Superannuation Obligations For Employers: Australian Compliance Essentials

Superannuation is more than a payroll line item - it’s a legal obligation and a core part of the employment relationship in Australia. Paying the right amount, to the right fund, at the right time is essential for keeping compliant and looking after your team’s future.

If you’re hiring your first employee or scaling a growing workforce, this guide breaks down who you must pay super to, how much you need to contribute, how and when to pay, and what to do if you’ve missed a deadline. We also cover practical documents and processes to help you stay compliant from day one.

What Is Superannuation For Employers?

Superannuation (or “super”) is compulsory retirement savings. Under the Superannuation Guarantee (SG), most employers must contribute a minimum percentage of an employee’s earnings to a complying super fund.

In simple terms: when you hire an employee in Australia, you’ll generally need to pay SG contributions for them in addition to their wages.
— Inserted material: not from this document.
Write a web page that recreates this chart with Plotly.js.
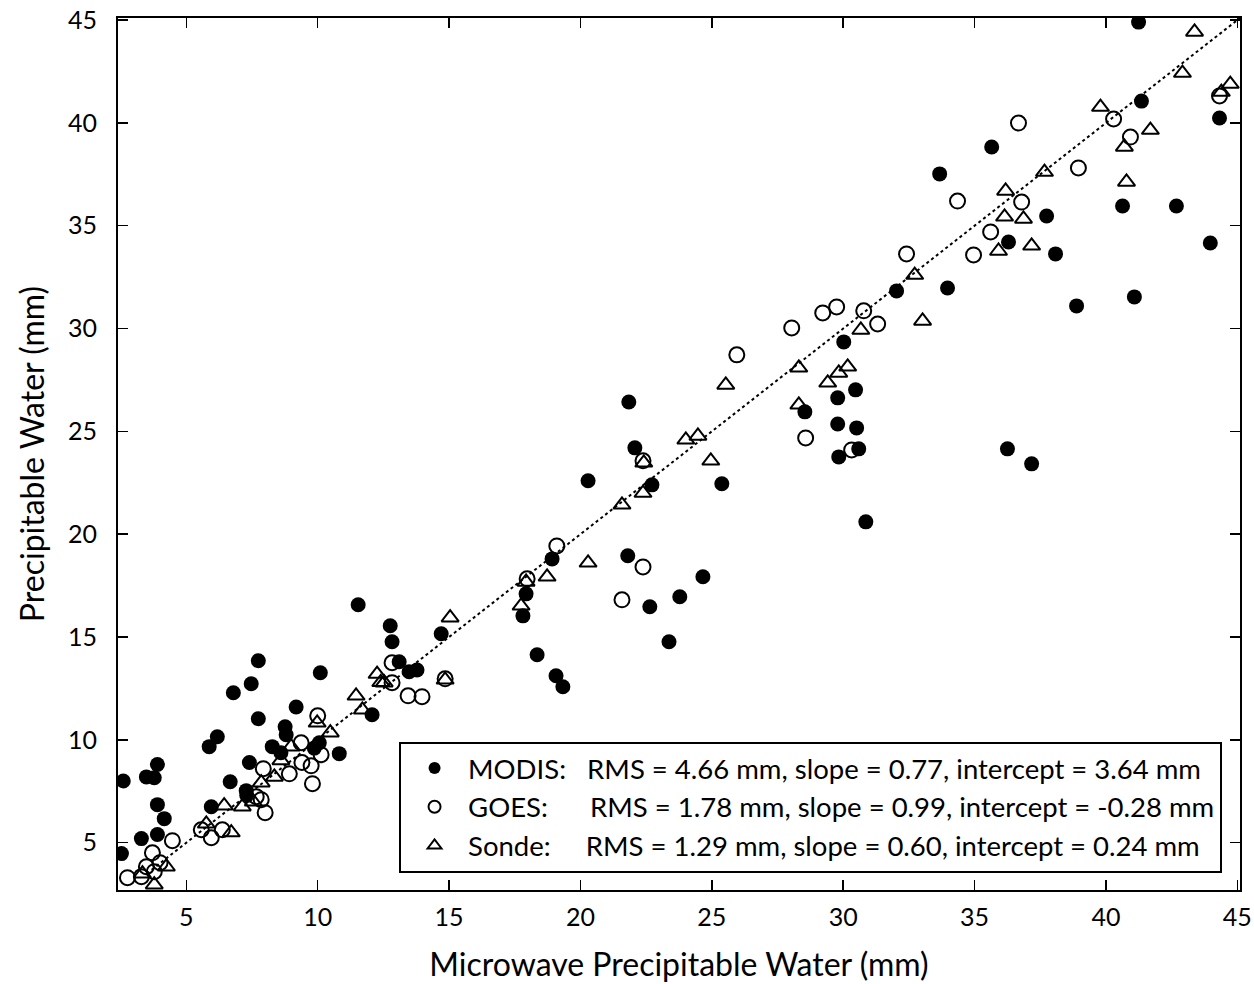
<!DOCTYPE html>
<html>
<head>
<meta charset="utf-8">
<script src="https://cdn.plot.ly/plotly-3.0.1.min.js"></script>
<style>html,body{margin:0;padding:0;background:#fff;}#chart{width:1254px;height:984px;}</style>
</head>
<body>
<div id="chart"></div>
<script>
const modisX = [2.6, 2.53, 3.29, 3.9, 4.16, 3.9, 3.48, 3.78, 3.9, 5.87, 6.18, 5.95, 6.67, 7.28, 7.3, 7.4, 6.79, 7.47, 7.74, 7.74, 8.27, 8.6, 8.76, 8.8, 9.18, 9.87, 10.06, 10.1, 10.82, 11.54, 12.07, 12.76, 12.83, 13.1, 13.48, 13.78, 14.7, 17.81, 17.93, 18.35, 18.92, 19.07, 19.33, 20.29, 21.8, 21.84, 22.07, 22.72, 22.64, 23.37, 23.78, 24.66, 25.38, 28.54, 29.79, 30.47, 29.79, 30.51, 29.83, 30.59, 30.86, 30.02, 32.03, 33.97, 33.67, 35.65, 36.29, 36.25, 37.17, 37.74, 38.08, 38.88, 40.63, 41.08, 41.24, 41.35, 42.68, 43.97, 44.32];
const modisY = [8.0, 4.47, 5.2, 5.4, 6.17, 6.85, 8.2, 8.16, 8.8, 9.67, 10.15, 6.75, 7.96, 7.53, 7.3, 8.9, 12.29, 12.73, 13.85, 11.03, 9.67, 9.37, 10.64, 10.25, 11.6, 9.6, 9.86, 13.26, 9.33, 16.57, 11.22, 15.55, 14.77, 13.8, 13.31, 13.4, 15.16, 16.03, 17.1, 14.14, 18.8, 13.12, 12.58, 22.6, 18.95, 26.43, 24.2, 22.4, 16.47, 14.77, 16.96, 17.93, 22.45, 25.95, 26.63, 27.02, 25.36, 25.17, 23.76, 24.15, 20.6, 29.35, 31.83, 31.97, 37.52, 38.83, 34.21, 24.15, 23.42, 35.47, 33.63, 31.1, 35.96, 31.54, 44.9, 41.06, 35.96, 34.16, 40.24];

const goesX = [2.76, 3.29, 3.48, 3.71, 3.78, 4.0, 4.47, 5.57, 5.95, 6.37, 7.66, 7.85, 8.0, 7.93, 8.92, 9.4, 9.75, 9.8, 9.37, 10.0, 10.13, 12.83, 12.83, 13.44, 13.97, 14.85, 17.97, 19.1, 21.58, 22.38, 22.38, 25.95, 28.04, 28.57, 29.22, 29.75, 30.32, 30.78, 31.31, 32.41, 34.35, 34.96, 35.61, 36.67, 36.79, 38.95, 40.29, 40.93, 44.32];
const goesY = [3.3, 3.35, 3.83, 4.51, 3.59, 4.03, 5.1, 5.63, 5.24, 5.63, 7.24, 7.09, 6.46, 8.6, 8.35, 8.9, 8.74, 7.87, 9.86, 11.17, 9.28, 12.78, 13.75, 12.14, 12.1, 12.97, 17.83, 19.43, 16.81, 18.41, 23.57, 28.72, 30.03, 24.68, 30.76, 31.05, 24.1, 30.86, 30.22, 33.63, 36.2, 33.58, 34.7, 39.99, 36.15, 37.81, 40.19, 39.31, 41.31];

const sondeX = [3.33, 3.78, 4.24, 5.76, 6.71, 6.44, 7.13, 7.55, 7.85, 8.35, 8.6, 8.99, 9.98, 10.48, 11.46, 11.7, 12.26, 12.4, 12.53, 14.85, 15.04, 17.74, 17.93, 18.73, 20.29, 21.58, 22.38, 22.41, 24.01, 24.47, 24.96, 25.53, 28.31, 28.31, 29.41, 29.83, 30.17, 30.67, 32.72, 33.02, 35.91, 36.14, 36.18, 36.86, 37.17, 37.66, 39.79, 40.7, 40.78, 41.69, 42.91, 43.37, 44.39, 44.73];
const sondeY = [3.49, 2.96, 3.83, 5.92, 5.49, 6.8, 6.75, 6.99, 7.92, 8.2, 9.0, 9.67, 10.83, 10.35, 12.14, 11.46, 13.2, 12.8, 12.78, 12.92, 15.94, 16.52, 17.68, 17.93, 18.61, 21.43, 22.0, 23.47, 24.59, 24.78, 23.57, 27.26, 28.09, 26.29, 27.36, 27.84, 28.14, 29.93, 32.6, 30.37, 33.77, 35.43, 36.69, 35.33, 34.02, 37.61, 40.77, 38.83, 37.13, 39.65, 42.42, 44.42, 41.5, 41.89];

const oneToOne = [3.5, 45.1];
const seriesLabels = ["MODIS:", "GOES:", "Sonde:"];
const seriesStats = [
  "RMS = 4.66 mm, slope = 0.77, intercept = 3.64 mm",
  "RMS = 1.78 mm, slope = 0.99, intercept = -0.28 mm",
  "RMS = 1.29 mm, slope = 0.60, intercept = 0.24 mm"
];
const xTitle = "Microwave Precipitable Water (mm)";
const yTitle = "Precipitable Water (mm)";
const tickVals = [5, 10, 15, 20, 25, 30, 35, 40, 45];

const FONT = "Lato, 'Open Sans', sans-serif";
const pads = ["\u00a0".repeat(3), "\u00a0".repeat(6), "\u00a0".repeat(5)];
function legendName(i) { return seriesLabels[i] + pads[i] + seriesStats[i]; }

const traces = [
  {x: oneToOne, y: oneToOne, mode: 'lines', line: {color: '#000', width: 2, dash: 'dot'}, showlegend: false, hoverinfo: 'skip'},
  {x: modisX, y: modisY, mode: 'markers', name: legendName(0), legendgroup: 'a',
   marker: {symbol: 'circle', size: 15, color: '#000', line: {width: 0}}},
  {x: goesX, y: goesY, mode: 'markers', name: legendName(1), legendgroup: 'b',
   marker: {symbol: 'circle-open', size: 15, color: '#000', line: {width: 2, color: '#000'}}},
  {x: sondeX, y: sondeY, mode: 'markers', name: legendName(2), legendgroup: 'c',
   marker: {symbol: 'triangle-up-open', size: 15, color: '#000', line: {width: 2, color: '#000'}}}
];

const axisCommon = {
  showline: true, linecolor: '#000', linewidth: 2, mirror: 'ticks',
  ticks: 'inside', ticklen: 10, tickwidth: 1.5, tickcolor: '#000',
  showgrid: false, zeroline: false,
  tickvals: tickVals, ticktext: tickVals.map(String),
  tickfont: {family: FONT, size: 25, color: '#000'}
};

const layout = {
  width: 1254, height: 984,
  paper_bgcolor: '#fff', plot_bgcolor: '#fff',
  margin: {l: 118, r: 14, t: 18, b: 94},
  font: {family: FONT, color: '#000'},
  xaxis: Object.assign({}, axisCommon, {
    range: [2.4, 45.1], ticklabelstandoff: 4,
    title: {text: xTitle, font: {family: FONT, size: 32, color: '#000'}, standoff: 24}
  }),
  yaxis: Object.assign({}, axisCommon, {
    range: [2.7, 45.1], ticklabelstandoff: 14,
    title: {text: yTitle, font: {family: FONT, size: 32, color: '#000'}, standoff: 14}
  }),
  showlegend: true,
  legend: {
    x: 0.984, xanchor: 'right', y: 0.02, yanchor: 'bottom',
    bgcolor: '#fff', bordercolor: '#000', borderwidth: 2,
    font: {family: FONT, size: 27.5, color: '#000'},
    traceorder: 'grouped', tracegroupgap: 0, itemsizing: 'constant', itemwidth: 57
  }
};

Plotly.newPlot('chart', traces, layout, {staticPlot: true, displayModeBar: false});
</script>
</body>
</html>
This includes full-time, part-time and casual staff - and, in some cases, contractors who are effectively working like employees.

Your obligations sit alongside other employment law requirements, like providing a clear Employment Contract, paying on time, and issuing compliant payslips. Getting super right is one of the most important parts of your payroll compliance.

Who Must You Pay Super To?

Most workers you engage as employees are entitled to super. Key points:

  • Employees aged 18 and over are generally entitled to SG contributions, regardless of how much they earn in a month (the previous $450 per month threshold was removed from 1 July 2022).
  • Employees under 18 are entitled to SG if they work more than 30 hours in a week.
  • Casual, part-time and full-time employees are covered.
  • Contractors may also be entitled where they’re paid wholly or principally for their labour (even if they invoice you) - the ATO can treat them as employees for SG.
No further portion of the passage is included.